The National Pork Producers Council and a diverse coalition of agricultural and business groups late yesterday — in the case American Farm Bureau Federation, et. al. vs. the U.S. Environmental Protection Agency — filed a request in federal court for a nationwide preliminary injunction against enforcement of the Obama administration’s Waters of the United States rule.
The Clean Water Act regulation issued in 2015 by the EPA gave the agency broad jurisdiction over U.S. waters to include, among other water bodies, upstream waters and intermittent and ephemeral streams such as the kind farmers use for drainage and irrigation.
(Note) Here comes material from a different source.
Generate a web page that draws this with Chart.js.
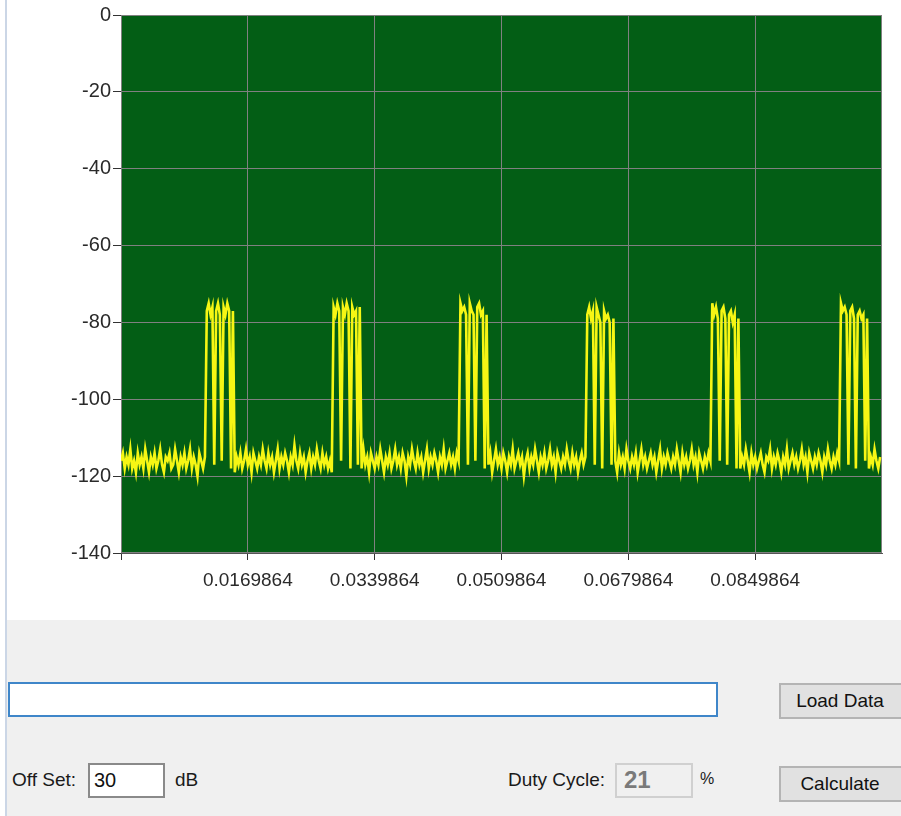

It also covered lands adjacent to such waters.
A U.S. Court of Appeals in October 2015 blocked the rule’s implementation, but a recent U.S. Supreme Court decision that lawsuits against the WOTUS rule should be heard at the federal District Court level technically lifted that stay. (In 2015, the NPPC, other agriculture and business groups and the attorneys general from numerous states filed lawsuits against the regulation in U.S. District Courts around the country.)
Last year, the EPA announced it would repeal and replace the rule. The agency recently proposed to amend the existing regulation to delay the applicability date for two years. It is expected soon to propose a regulation to rescind the rule, then promulgate a new rule based on input from regulated parties, including farmers.
In asking the U.S. District Court for the Southern District of Texas for a stay of the WOTUS Rule, the NPPC and the other organizations argue that the EPA’s repeal-and-replace process likely will be subjected to legal challenges and that “a nationwide preliminary injunction is imperative.
“The risk that the WOTUS Rule might come in and out of effect repeatedly over the coming years as new regulations are promulgated and new lawsuits are brought represents a manifest irreparable harm not only to the states … but also to private landowners and business owners.”
In addition to a lack of regulatory certainty, the organizations contend, if the current WOTUS rule were to go into effect, it would subject farmers and business owners to citizen enforcement suits, which, if successful, carry heavy civil and potentially criminal penalties.